------ Data lines

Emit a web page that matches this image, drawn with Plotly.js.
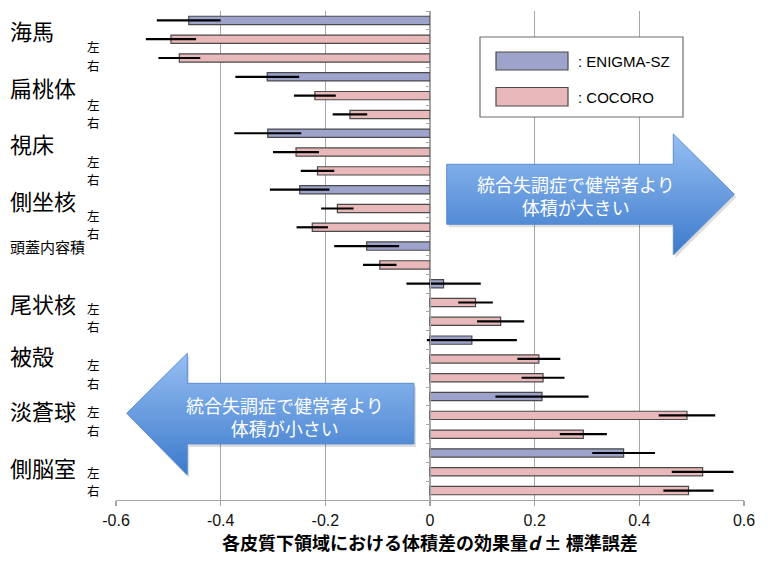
<!DOCTYPE html>
<html>
<head>
<meta charset="utf-8">
<script src="https://cdn.plot.ly/plotly-3.0.1.min.js"></script>
<style>html,body{margin:0;padding:0;background:#fff;}#chart{width:768px;height:575px;}</style>
</head>
<body>
<div id="chart"></div>
<script>
// ---------------- data ----------------
const regions = ['海馬','扁桃体','視床','側坐核','頭蓋内容積','尾状核','被殻','淡蒼球','側脳室'];
const sideLabels = ['左','右'];
const enigmaD  = [-0.461, -0.311, -0.310, -0.249, -0.121, 0.026, 0.080, 0.214, 0.370];
const enigmaSE = [ 0.061,  0.061,  0.064,  0.057,  0.062, 0.071, 0.086, 0.089, 0.060];
const cocoroLeftD  = [-0.495, -0.220, -0.256, -0.177, -0.096, 0.087, 0.208, 0.491, 0.521];
const cocoroLeftSE = [ 0.048,  0.040,  0.044,  0.031,  0.032, 0.033, 0.041, 0.054, 0.059];
const cocoroRightD  = [-0.479, -0.153, -0.215, -0.225, null, 0.135, 0.216, 0.293, 0.494];
const cocoroRightSE = [ 0.040,  0.033,  0.032,  0.030, null, 0.045, 0.041, 0.045, 0.048];
const seriesNames = [': ENIGMA-SZ', ': COCORO'];
const xTickVals = [-0.6, -0.4, -0.2, 0, 0.2, 0.4, 0.6];
const xTickText = ['-0.6', '-0.4', '-0.2', '0', '0.2', '0.4', '0.6'];
const xTitle = '各皮質下領域における体積差の効果量<i>d</i> ± 標準誤差';
const arrowTextRight = '統合失調症で健常者より<br>体積が大きい';
const arrowTextLeft  = '統合失調症で健常者より<br>体積が小さい';

// ---------------- layout constants ----------------
const W = 768, H = 575, ML = 116, MR = 24, MT = 11, MB = 75;
const PW = W - ML - MR, PH = H - MT - MB;
const PX = px => (px - ML) / PW;          // pixel -> paper x
const PY = py => (H - MB - py) / PH;      // pixel -> paper y
const bigLabelOffset = [0.52, 0.52, 0.54, 0.54, 0.03, 1.0, 0.77, 0.74, 0.74];
const sidePairOffset = [1.89, 1.94, 1.97, 1.85, 0, 1.78, 1.8, 1.3, 1.51];
const sideStep = 0.97;

const colE = '#9ea3cb', colC = '#e9b8ba', barLine = '#4a4a4a';
const gridCol = '#a6a6a6';
const jp = '"Noto Sans CJK JP", "Noto Sans", sans-serif';
const lat = '"Liberation Sans", Arial, sans-serif';

// ---------------- rows ----------------
const eY = [], eX = [], eErr = [];
const cY = [], cX = [], cErr = [];
const regionStart = [];
let row = 0;
regions.forEach((r, i) => {
  regionStart.push(row);
  eY.push(row); eX.push(enigmaD[i]); eErr.push(enigmaSE[i]); row++;
  cY.push(row); cX.push(cocoroLeftD[i]); cErr.push(cocoroLeftSE[i]); row++;
  if (cocoroRightD[i] !== null) {
    cY.push(row); cX.push(cocoroRightD[i]); cErr.push(cocoroRightSE[i]); row++;
  }
});
const nRows = row;
const boundaries = [];
for (let k = 0; k <= nRows; k++) boundaries.push(k - 0.5);

const barW = 0.44;
const traces = [
  {type:'bar', orientation:'h', x:eX, y:eY, width:barW, name:seriesNames[0],
   marker:{color:colE, line:{color:barLine, width:1.2}},
   error_x:{type:'data', array:eErr, visible:true, color:'#000', thickness:2.2, width:0},
   hoverinfo:'skip'},
  {type:'bar', orientation:'h', x:cX, y:cY, width:barW, name:seriesNames[1],
   marker:{color:colC, line:{color:barLine, width:1.2}},
   error_x:{type:'data', array:cErr, visible:true, color:'#000', thickness:2.2, width:0},
   hoverinfo:'skip'}
];

// arrows (decorations) drawn in pixel space on overlay axes
const arrowR = [[446.7,164.3],[673.3,164.3],[673.3,134],[734.3,194.3],[673.3,255],[673.3,224.3],[446.7,224.3],[446.7,164.3]];
const arrowL = [[126.7,413.3],[187.3,353.3],[187.3,383.3],[414,383.3],[414,444],[187.3,444],[187.3,475],[126.7,413.3]];
function arrowTraces(pts) {
  const sx = pts.map(p => p[0] + 2), sy = pts.map(p => -(p[1] + 3));
  const x = pts.map(p => p[0]), y = pts.map(p => -p[1]);
  return [
    {type:'scatter', mode:'lines', x:sx, y:sy, xaxis:'x2', yaxis:'y2', fill:'toself',
     fillcolor:'rgba(0,0,0,0.13)', line:{width:0, color:'rgba(0,0,0,0)'}, hoverinfo:'skip', showlegend:false},
    {type:'scatter', mode:'lines', x:x, y:y, xaxis:'x2', yaxis:'y2', fill:'toself',
     fillcolor:'#6a9fe0',
     fillgradient:{type:'vertical', colorscale:[[0,'rgb(60,122,203)'],[1,'rgb(150,191,243)']]},
     line:{width:1, color:'rgb(90,140,210)'}, hoverinfo:'skip', showlegend:false}
  ];
}
traces.push(...arrowTraces(arrowR), ...arrowTraces(arrowL));

// ---------------- annotations ----------------
const annotations = [];
regions.forEach((r, i) => {
  const isICV = cocoroRightD[i] === null;
  annotations.push({xref:'paper', yref:'y', x:PX(8), y:regionStart[i] + bigLabelOffset[i],
    xanchor:'left', yanchor:'middle', text:r, showarrow:false,
    font:{family:jp, size:isICV ? 15 : 22, color:'#000'}});
  if (!isICV) {
    const yc = regionStart[i] + sidePairOffset[i];
    sideLabels.forEach((s, k) => {
      annotations.push({xref:'paper', yref:'y', x:PX(93.5), y:yc + (k - 0.5) * sideStep,
        xanchor:'center', yanchor:'middle', borderpad:0,
        text:s, showarrow:false, font:{family:jp, size:12.5, color:'#000'}});
    });
  }
});
// arrow texts
annotations.push({xref:'paper', yref:'paper', x:PX(576), y:PY(195), xanchor:'center', yanchor:'middle',
  text:arrowTextRight, showarrow:false, font:{family:jp, size:18, color:'#fff'}});
annotations.push({xref:'paper', yref:'paper', x:PX(285), y:PY(416), xanchor:'center', yanchor:'middle',
  text:arrowTextLeft, showarrow:false, font:{family:jp, size:18, color:'#fff'}});
// legend texts
annotations.push({xref:'paper', yref:'paper', x:PX(576), y:PY(61), xanchor:'left', yanchor:'middle',
  text:seriesNames[0], showarrow:false, font:{family:lat, size:15, color:'#000'}});
annotations.push({xref:'paper', yref:'paper', x:PX(576), y:PY(97), xanchor:'left', yanchor:'middle',
  text:seriesNames[1], showarrow:false, font:{family:lat, size:15, color:'#000'}});

// legend shapes
const shapes = [
  {type:'rect', xref:'paper', yref:'paper', x0:PX(480), x1:PX(683), y0:PY(117), y1:PY(37),
   fillcolor:'#fff', line:{color:'#6e6e6e', width:1.2}, layer:'above'},
  {type:'rect', xref:'paper', yref:'paper', x0:PX(496), x1:PX(568), y0:PY(70), y1:PY(52),
   fillcolor:colE, line:{color:barLine, width:1.2}, layer:'above'},
  {type:'rect', xref:'paper', yref:'paper', x0:PX(496), x1:PX(568), y0:PY(106), y1:PY(87.5),
   fillcolor:colC, line:{color:barLine, width:1.2}, layer:'above'}
];

const layout = {
  width:W, height:H,
  margin:{l:ML, r:MR, t:MT, b:MB},
  paper_bgcolor:'#fff', plot_bgcolor:'#fff',
  showlegend:false, barmode:'overlay',
  xaxis:{range:[-0.6,0.6], tickvals:xTickVals, ticktext:xTickText,
    showgrid:true, gridcolor:gridCol, gridwidth:1.3, zeroline:false,
    showline:true, linecolor:gridCol, linewidth:1.3,
    ticks:'outside', ticklen:5, tickcolor:gridCol, tickwidth:1.3,
    tickfont:{family:lat, size:16, color:'#111'},
    title:{text:xTitle, standoff:10, font:{family:jp, size:18, color:'#000', weight:'bold'}},
    fixedrange:true},
  yaxis:{range:[nRows - 0.5, -0.5], anchor:'free', position:0.5,
    showline:true, linecolor:gridCol, linewidth:1.3,
    ticks:'outside', tickvals:boundaries, ticklen:4, tickcolor:gridCol, tickwidth:1,
    showticklabels:false, showgrid:false, zeroline:false, fixedrange:true},
  xaxis2:{overlaying:'x', anchor:'y2', range:[ML, W - MR], visible:false, fixedrange:true},
  yaxis2:{overlaying:'y', anchor:'x2', range:[-(H - MB), -MT], visible:false, fixedrange:true},
  annotations:annotations,
  shapes:shapes
};

Plotly.newPlot('chart', traces, layout, {staticPlot:true, displayModeBar:false});
</script>
</body>
</html>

------------

_The problem_
Leave the pictures out and please restate exactly the lines running from the start of the material through the one with "const sideStep = 0.97;".

_Result_
Emit a web page that matches this image, drawn with Plotly.js.
<!DOCTYPE html>
<html>
<head>
<meta charset="utf-8">
<script src="https://cdn.plot.ly/plotly-3.0.1.min.js"></script>
<style>html,body{margin:0;padding:0;background:#fff;}#chart{width:768px;height:575px;}</style>
</head>
<body>
<div id="chart"></div>
<script>
// ---------------- data ----------------
const regions = ['海馬','扁桃体','視床','側坐核','頭蓋内容積','尾状核','被殻','淡蒼球','側脳室'];
const sideLabels = ['左','右'];
const enigmaD  = [-0.461, -0.311, -0.310, -0.249, -0.121, 0.026, 0.080, 0.214, 0.370];
const enigmaSE = [ 0.061,  0.061,  0.064,  0.057,  0.062, 0.071, 0.086, 0.089, 0.060];
const cocoroLeftD  = [-0.495, -0.220, -0.256, -0.177, -0.096, 0.087, 0.208, 0.491, 0.521];
const cocoroLeftSE = [ 0.048,  0.040,  0.044,  0.031,  0.032, 0.033, 0.041, 0.054, 0.059];
const cocoroRightD  = [-0.479, -0.153, -0.215, -0.225, null, 0.135, 0.216, 0.293, 0.494];
const cocoroRightSE = [ 0.040,  0.033,  0.032,  0.030, null, 0.045, 0.041, 0.045, 0.048];
const seriesNames = [': ENIGMA-SZ', ': COCORO'];
const xTickVals = [-0.6, -0.4, -0.2, 0, 0.2, 0.4, 0.6];
const xTickText = ['-0.6', '-0.4', '-0.2', '0', '0.2', '0.4', '0.6'];
const xTitle = '各皮質下領域における体積差の効果量<i>d</i> ± 標準誤差';
const arrowTextRight = '統合失調症で健常者より<br>体積が大きい';
const arrowTextLeft  = '統合失調症で健常者より<br>体積が小さい';

// ---------------- layout constants ----------------
const W = 768, H = 575, ML = 116, MR = 24, MT = 11, MB = 75;
const PW = W - ML - MR, PH = H - MT - MB;
const PX = px => (px - ML) / PW;          // pixel -> paper x
const PY = py => (H - MB - py) / PH;      // pixel -> paper y
const bigLabelOffset = [0.52, 0.52, 0.54, 0.54, 0.03, 1.0, 0.77, 0.74, 0.74];
const sidePairOffset = [1.89, 1.94, 1.97, 1.85, 0, 1.78, 1.8, 1.3, 1.51];
const sideStep = 0.97;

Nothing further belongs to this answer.